An excellent case in point surfaced on the very morning that the “District Notebook” column appeared and on this very day we are writing our commentary. We refer to the nearly secret alert by email dispatched from the Office of the Mayor, with the subject line blank (!), at 7:52 a.m. for a 10:45 a.m. of a mayoral press conference in Tenleytown to announce the selection of the “public-private partnership” developer for the very controversial Janney School/Tenley Library site. That was only an advance notice of two hours and 53 minutes, assuming people were actually at their computer screens at that hour.
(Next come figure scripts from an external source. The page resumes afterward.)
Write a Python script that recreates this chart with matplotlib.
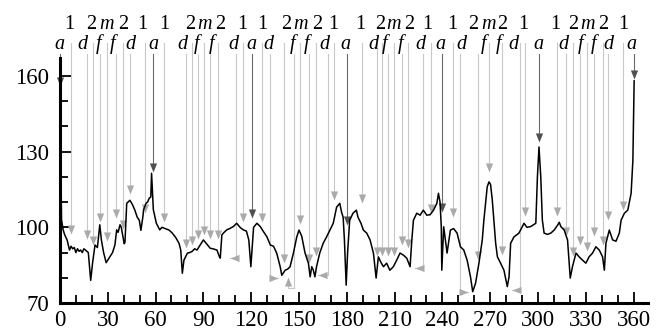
import matplotlib
matplotlib.use("Agg")
import matplotlib.pyplot as plt

plt.rcParams['font.family'] = ['Liberation Serif', 'DejaVu Serif']

# curve: angle (deg) vs value
curve_x = [0, 0.5, 1, 2, 3, 4.5, 6, 7, 8, 9, 10, 11, 12, 13, 14, 15, 16, 17.8, 19.3, 20.5, 22, 23.5,
           25, 26, 27.4, 29, 31, 33, 34.5, 35.6, 36.5, 37.7, 38.5, 40.3, 40.8, 41.9, 43.9, 45.5,
           47, 48.5, 49.8, 50.8, 52, 52.5, 54, 55, 56, 57, 57.5, 58.6, 60.5, 62.6, 64, 66, 68.5,
           70.5, 72.6, 74.7, 75.8, 76.8, 77.8, 80, 81.5, 83, 84.5, 86, 88, 90, 92, 94.3, 96, 98.5,
           100.3, 100.6, 101.6, 103, 104.7, 106.5, 108.8, 110.9, 113, 115, 117, 118.5, 119.8,
           121.5, 123.6, 125.7, 127.8, 129.9, 132, 134, 136, 138.2, 139.2, 141.3, 143, 144.4,
           146.5, 148.6, 150, 151.7, 153.8, 155.9, 157, 158, 159, 160, 161, 163, 165.2, 167.3,
           169.4, 171.5, 173.6, 175.6, 176.7, 177.7, 178.5, 179.6, 180.5, 181.8, 183.9, 186, 187,
           188.9, 190.4, 192.5, 194.6, 196.7, 198.4, 199.8, 201.5, 203, 205, 207, 209.2, 211.3,
           213.4, 215.5, 217.6, 219.7, 220.8, 221.8, 223.9, 226, 228, 230.2, 232.3, 234.4, 236.5,
           237.5, 238.5, 239.3, 239.6, 240.8, 242.9, 245, 247, 249.2, 251.3, 253.4, 255.5, 257.6,
           259, 260.8, 262.9, 265, 266, 268.1, 269.2, 270.2, 271.3, 272.3, 273.4, 274.5, 276.5,
           278.6, 280.7, 281.8, 282.8, 284.9, 288, 291.2, 293, 295.4, 298.6, 299.6, 300.6, 301.7,
           302.7, 303.8, 305.9, 308, 310.1, 312.2, 313.3, 314.3, 316.4, 318.5, 320.2, 321.6,
           323.8, 325.8, 327.9, 330, 332, 334.2, 336.3, 338.4, 340.5, 341.6, 342.6, 344.7, 346.8,
           348.9, 351, 352.1, 354.2, 356.3, 358.4, 359.5, 360, 360.3]
curve_y = [158, 130, 103, 99, 97, 95, 91, 92.5, 91.5, 92, 90, 91.5, 90.5, 91, 90, 91.5, 91, 90, 79,
           86, 93, 92, 101, 95, 90, 86, 88, 90, 93, 99, 98, 101, 100, 93.5, 94, 109.5, 110.7,
           109, 106.8, 104, 102.8, 98.8, 104, 107, 109.5, 110, 111.5, 112, 121.4, 107, 101.6,
           99, 100, 99.5, 98.9, 97.7, 96, 93.7, 91, 81.8, 87, 89.8, 90, 90.5, 91.5, 91, 93, 95,
           93.5, 91.7, 91.5, 91, 88, 87.8, 97, 98, 99, 99.5, 100.3, 101.6, 100, 99, 98.5, 95,
           84.4, 100, 101.6, 100.3, 98.2, 96.2, 93, 92.5, 89.8, 84.4, 81, 83, 83.5, 84.4, 89.8,
           96.2, 98.9, 96.5, 89.8, 85.8, 80.4, 84.4, 83, 80.4, 84.4, 89.8, 93.7, 96.2, 98.9,
           101.6, 108, 109.5, 106, 104, 95, 77.1, 90, 102.8, 105.6, 106.8, 104, 101.6, 98.9,
           97.7, 95, 89.8, 79.9, 88.3, 86, 84.4, 85.8, 83, 84.4, 87, 89.8, 89, 87.8, 84.4, 95,
           102.8, 105.6, 104.8, 106.8, 104.8, 105, 106.8, 109.5, 113.5, 110, 100, 83, 100.2,
           89.8, 98.9, 99.5, 97.7, 92.3, 91, 87, 80.4, 74.5, 77.9, 85.8, 95, 102.8, 116, 118,
           117, 110.7, 102.8, 93.7, 88.3, 85.8, 83, 76.5, 80.4, 93.7, 96.2, 97.7, 101.6, 100,
           100.3, 101.6, 120, 131.8, 120, 102.8, 97.7, 97.2, 97.7, 98.9, 100.8, 102, 100.3, 98.9,
           95, 79.9, 84.4, 89.8, 88.3, 87, 85.8, 88.3, 89.8, 92.3, 91, 88.3, 83, 93.7, 98.9, 95,
           94.5, 97.7, 102.8, 105.6, 106.8, 113.5, 126.5, 145, 158]

# top labels
row1_x = [5.7, 19.9, 29.3, 39.4, 51.9, 65.3, 81.7, 90.7, 100.5,
          114.1, 126.7, 141.8, 150.8, 161.2, 171.3, 188.4, 201, 209.4, 219.2, 230.7, 246.4,
          259.6, 269, 277.4, 291, 311, 322, 330.8, 340.6, 353.4]
row1_txt = ['1', '2', 'm', '2', '1', '1', '2', 'm', '2',
            '1', '1', '2', 'm', '2', '1', '1', '2', 'm', '2', '1', '1',
            '2', 'm', '2', '1', '1', '2', 'm', '2', '1']
row2_x = [0, 14.4, 24, 33, 44.5, 58.5, 76.6, 86, 95, 108.7, 120, 130.6, 145.7, 155, 166,
          179, 196.6, 204, 213.6, 226, 238.7, 252, 266, 275, 284.5, 300, 316, 326.6, 335,
          344, 358.6]
row2_txt = ['a', 'd', 'f', 'f', 'd', 'a', 'd', 'f', 'f', 'd', 'a', 'd', 'f', 'f', 'd',
            'a', 'd', 'f', 'f', 'd', 'a', 'd', 'f', 'f', 'd', 'a', 'd', 'f', 'f', 'd', 'a']

# marker lines: x, arrow tip y
mark_x = [0, 6.9, 16.8, 20.5, 25.1, 29.3, 35, 39.8, 44, 53.4, 58.6, 65.5, 79.1, 82.7, 86.6,
          90.7, 94.2, 99.1, 114.8, 120.4, 126.7, 140.9, 150.8, 156, 160.6, 171.7, 180.1,
          189.5, 198.9, 202.1, 205.8, 209.8, 214.6, 218.4, 232.8, 239.5, 246.7, 262.1, 269,
          277.4, 291.6, 300.4, 312, 317.8, 321.8, 326.6, 330.8, 335, 340.6, 344, 353.4, 360.1]
mark_y = [156, 97.5, 95.5, 93, 102, 94.5, 103.5, 99.5, 113, 105.5, 122, 102, 92, 93, 95.5,
          97, 95.5, 95.5, 102, 103.6, 102, 86, 101.5, 86, 88.5, 111, 100.8,
          109.8, 88.5, 88.5, 88.5, 88.5, 93, 92, 105.8, 106, 104, 87, 122,
          89, 104.3, 133.7, 104.3, 96.5, 88.5, 93, 90.5, 96.5, 93, 102.8, 107, 158.9]
mark_dark = [0, 58.6, 120.4, 180.1, 239.5, 300.4, 360.1]

# lines that bend sideways at the bottom: x, bottom y, arrow tip x, arrow tip y
side_x = [110.6, 131.5, 167.9, 227.8, 250.8, 288.9, 147]
side_y = [88, 80, 81, 83.8, 74.5, 75.1, 75.8]
side_tx = [106.6, 137, 162, 222.5, 256, 283.7, 143.4]
side_ty = [88, 80, 81, 83.8, 74.5, 75.1, 80.2]

LIGHT, LIGHT_HEAD = '#c8c8c8', '#aaaaaa'
DARK, DARK_HEAD = '#6a6a6a', '#505050'

tri_down = [(0, 0), (-0.4, 1), (0.4, 1)]
tri_up = [(0, 0), (-0.4, -1), (0.4, -1)]
tri_left = [(0, 0), (1, 0.4), (1, -0.4)]
tri_right = [(0, 0), (-1, 0.4), (-1, -0.4)]

fig = plt.figure(figsize=(6.66, 3.36), dpi=100)
ax = fig.add_axes([0.090, 0.098, 0.883, 0.729])
ax.set_xlim(0, 369)
ax.set_ylim(70, 167)


def top_of(x):
    near1 = any(abs(x - r) < 2.5 for r in row1_x)
    return 172.8 if near1 else 168.8


for x, y in zip(mark_x, mark_y):
    dark = x in mark_dark
    lc = DARK if dark else LIGHT
    hc = DARK_HEAD if dark else LIGHT_HEAD
    ax.plot([x, x], [top_of(x), y + 2], color=lc, lw=0.8, clip_on=False, zorder=1)
    ax.plot([x], [y], marker=tri_down, ms=13, color=hc, mec='none', ls='none',
            clip_on=False, zorder=2)

for x, y, tx, ty in zip(side_x, side_y, side_tx, side_ty):
    if ty != y:
        ax.plot([x, x, tx, tx], [top_of(x), y, y, ty - 2], color=LIGHT, lw=0.8,
                clip_on=False, zorder=1)
        mk = tri_up
    else:
        ax.plot([x, x, tx], [top_of(x), y, y], color=LIGHT, lw=0.8, clip_on=False, zorder=1)
        mk = tri_left if tx < x else tri_right
    ax.plot([tx], [ty], marker=mk, ms=13, color=LIGHT_HEAD, mec='none', ls='none', zorder=2)

ax.plot(curve_x, curve_y, color='black', lw=1.1, zorder=3, clip_on=False)

for x, t in zip(row1_x, row1_txt):
    ax.text(x, 178.7, t, fontsize=14.5, ha='center', va='baseline',
            style='italic' if t == 'm' else 'normal', clip_on=False)
for x, t in zip(row2_x, row2_txt):
    ax.text(x, 170.8, t, fontsize=14.5, ha='center', va='baseline', style='italic',
            clip_on=False)

for s in ['top', 'right']:
    ax.spines[s].set_visible(False)
for s in ['left', 'bottom']:
    ax.spines[s].set_linewidth(2.2)

ax.set_xticks(range(0, 361, 30))
ax.set_xticks(range(0, 361, 10), minor=True)
ax.set_yticks([70, 100, 130, 160])
ax.set_yticks(range(70, 167, 10), minor=True)
ax.tick_params(which='both', direction='in', width=1.3, labelsize=16.5)
ax.tick_params(which='major', length=8)
ax.tick_params(which='minor', length=6)
ax.tick_params(axis='x', pad=5)
ax.tick_params(axis='y', pad=8)

fig.savefig('out.png', dpi=100)
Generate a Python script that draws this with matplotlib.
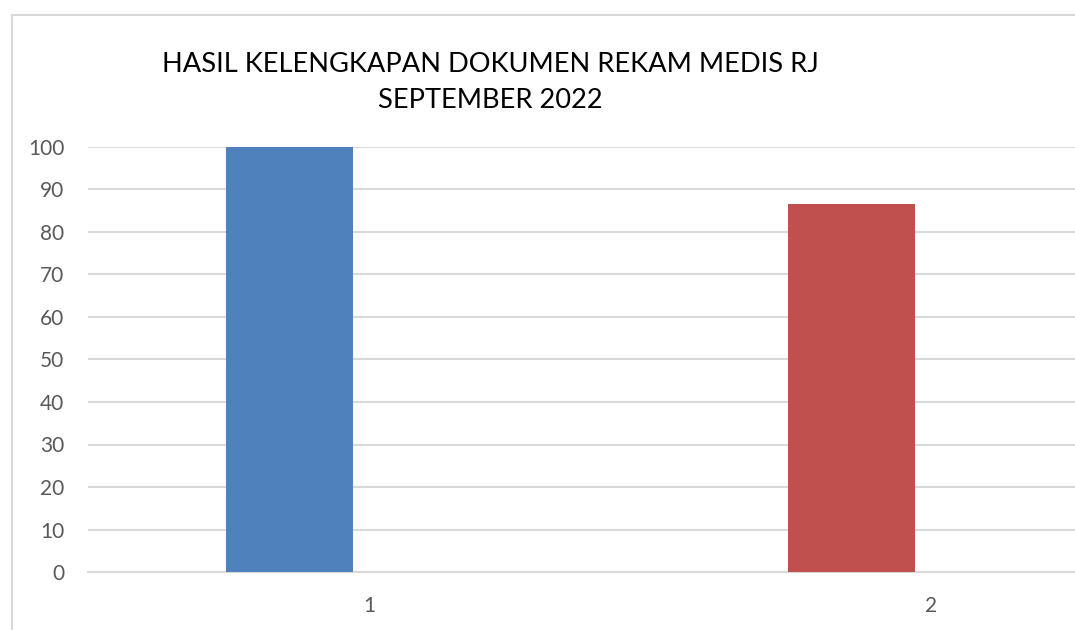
import matplotlib.pyplot as plt
from matplotlib.lines import Line2D

categories = [1, 2]
values = [100, 86.5]
colors = ['#4f81bd', '#c0504d']
title = "HASIL KELENGKAPAN DOKUMEN REKAM MEDIS RJ\nSEPTEMBER 2022"

plt.rcParams['font.family'] = ['Lato', 'DejaVu Sans']

W, H = 1075, 630
fig = plt.figure(figsize=(W / 100, H / 100), dpi=100)

# axes extends past the right edge, like the cropped original
ax = fig.add_axes([88 / W, (H - 572) / H, 1124 / W, (572 - 147) / H])

offset = -0.142
width = 0.226
for c, v, col in zip(categories, values, colors):
    ax.bar(c + offset, v, width=width, color=col, zorder=3)

ax.set_xlim(0.5, 2.5)
ax.set_ylim(0, 100)
ax.set_yticks(range(0, 101, 10))
ax.set_xticks(categories)
ax.set_xticklabels([str(c) for c in categories])
ax.grid(axis='y', color='#d9d9d9', linewidth=1.5, zorder=0)
for s in ['top', 'right', 'left']:
    ax.spines[s].set_visible(False)
ax.spines['bottom'].set_color('#d9d9d9')
ax.spines['bottom'].set_linewidth(1.5)
ax.tick_params(length=0, labelsize=15, labelcolor='#595959')
ax.tick_params(axis='y', pad=17)
ax.tick_params(axis='x', pad=17)

fig.text(490 / W, 1 - 82 / H, title, ha='center', va='center',
         fontsize=19.6, color='black', linespacing=1.55)

# chart area border
fig.add_artist(Line2D([12 / W, 12 / W], [0, 1 - 15 / H], color='#d9d9d9', lw=1.5))
fig.add_artist(Line2D([12 / W, 1], [1 - 15 / H, 1 - 15 / H], color='#d9d9d9', lw=1.5))

fig.savefig('out.png', dpi=100)
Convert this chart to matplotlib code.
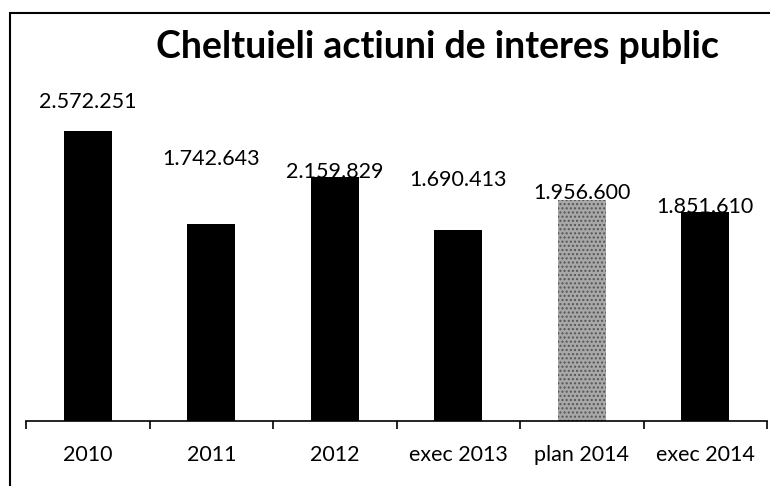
import matplotlib.pyplot as plt
from matplotlib.patches import Rectangle

# data
categories = ["2010", "2011", "2012", "exec 2013", "plan 2014", "exec 2014"]
values = [2572251, 1742643, 2159829, 1690413, 1956600, 1851610]
labels = ["2.572.251", "1.742.643", "2.159.829", "1.690.413", "1.956.600", "1.851.610"]

# label offsets above the bar tops (points), as placed in the original
label_offsets = [21, 47, 4, 36, 5, 4]
colors = ["black", "black", "black", "black", "#a8a8a8", "black"]
hatches = [None, None, None, None, "....", None]

plt.rcParams['font.family'] = ['Lato', 'DejaVu Sans']

fig = plt.figure(figsize=(7.7, 4.86), dpi=100)
ax = fig.add_axes([26 / 770, 65 / 486, 741 / 770, 361 / 486])

x = range(len(categories))
bars = ax.bar(x, values, width=0.39, color=colors, edgecolor=colors, linewidth=0)
for b, h in zip(bars, hatches):
    if h:
        b.set_hatch(h)
        b.set_edgecolor("#555555")

for i, (v, lab, off) in enumerate(zip(values, labels, label_offsets)):
    ax.annotate(lab, (i, v), xytext=(0, off), textcoords="offset points",
                ha="center", va="center", fontsize=15.5)

ax.set_xlim(-0.5, len(categories) - 0.5)
ax.set_ylim(0, 3.2e6)
ax.set_xticks([i - 0.5 for i in range(len(categories) + 1)], minor=False)
ax.set_xticklabels([])
ax.set_xticks(list(x), minor=True)
ax.set_xticklabels(categories, minor=True, fontsize=15.5)
ax.tick_params(axis="x", which="major", length=6, width=1.2, direction="out")
ax.tick_params(axis="x", which="minor", length=0, pad=17)
ax.set_yticks([])
for s in ["top", "right", "left"]:
    ax.spines[s].set_visible(False)
ax.spines["bottom"].set_linewidth(1.2)

fig.text(437 / 770, 1 - 47 / 486, "Cheltuieli actiuni de interes public",
         ha="center", va="center", fontsize=27, fontweight="bold")

# outer chart frame (only left and top edges visible in the scan)
fig.patches.append(Rectangle((10 / 770, -0.05), 1.0, 1 - 13 / 486 + 0.05,
                             transform=fig.transFigure, fill=False,
                             edgecolor="black", linewidth=1.5))

fig.savefig("out.png", dpi=100)
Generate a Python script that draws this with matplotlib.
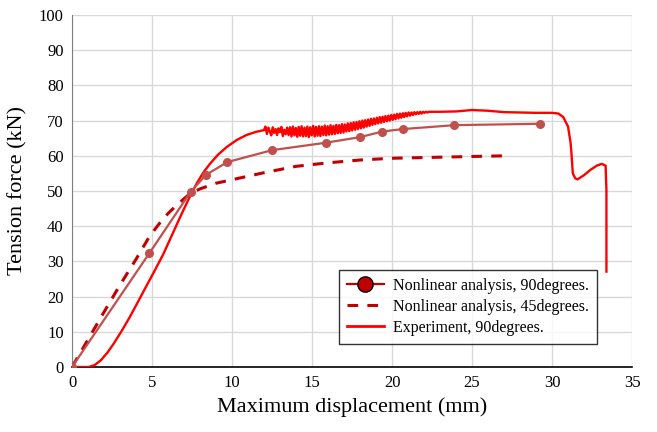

By putting out that announcement in such a stealthy manner it is clear to us that the intention was to ensure that concerned citizens would have been totally unaware that the public announcement event had been suddenly moved back one full day; everyone had been under the impression that it was to be midday the next day — Friday (bad enough, since right before the start of a summer weekend). Ironically, as it turned out, thanks to one savvy neighbor getting wind of the change and a very effective neighborhood alert system, over 50 residents did show up to the obvious displeasure of the Mayor; almost no press was there, probably because reporters would likely have zapped the incoming email that bore no subject matter line.
Not only have Ward 3 school and library activists been up in arms about how they see the city administration going about the process to build a new school and new library as part of a residential and commercial complex, but so have ordinary residents.
(Not unlike what’s going down in Tenleytown, a similar deal for the West End Branch Library so outraged Dupont Circle and Foggy Bottom residents about how that process was unfolding that they ultimately prevailed and the deal imploded. Both the West End and Tenleytown library controversies were the subject of an extensive report in this newspaper last year. See, “West End Library Site Transfer to EastBanc Controversy Now Part of Larger Issue About District’s Embrace of Public-Private Deals,” InTowner, September 2007, page 1.)
Shortly after the mayoral “dog and pony show” in Tenleytown the chair of the area’s Advisory neighborhood Commission (ANC 3E), Amy McVey, joined by Commissioner Anne Sullivan, issued a blistering condemnation in a well-articulated document titled, “Community Outraged at Fenty’s Announcement of Public-Private Redevelopment Project at Tenleytown Site.” The full text is to be posted on the Commission’s website, www.anc3e.org, and we urge our readers to see it there. The concluding paragraph, especially, so mirrors our own views that we have taken the liberty of sharing it with our readership, as follows:
“The complaints voiced today in Tenleytown — about both the process and the substance of the Fenty Administration’s public land deals — echo concerns that have been expressed throughout the city, most notably in response to the subsequently overturned emergency legislation regarding public property in the West End last summer and the school closures. Groups like EmpowerDC are pushing for legislative reform and stepped up Council oversight to ensure that public land serves public needs rather than functions as a source of patronage to be bestowed on favored developers. The Fenty Administration’s lawless approach to the disposition of public land has got to stop. The city is making decisions about the use of public land that are neither rational nor democratic. By law, the Council needs to surplus public land before it is offered for private development and ANCs are to be accorded “great weight” in decisions regarding local public facilities needs.”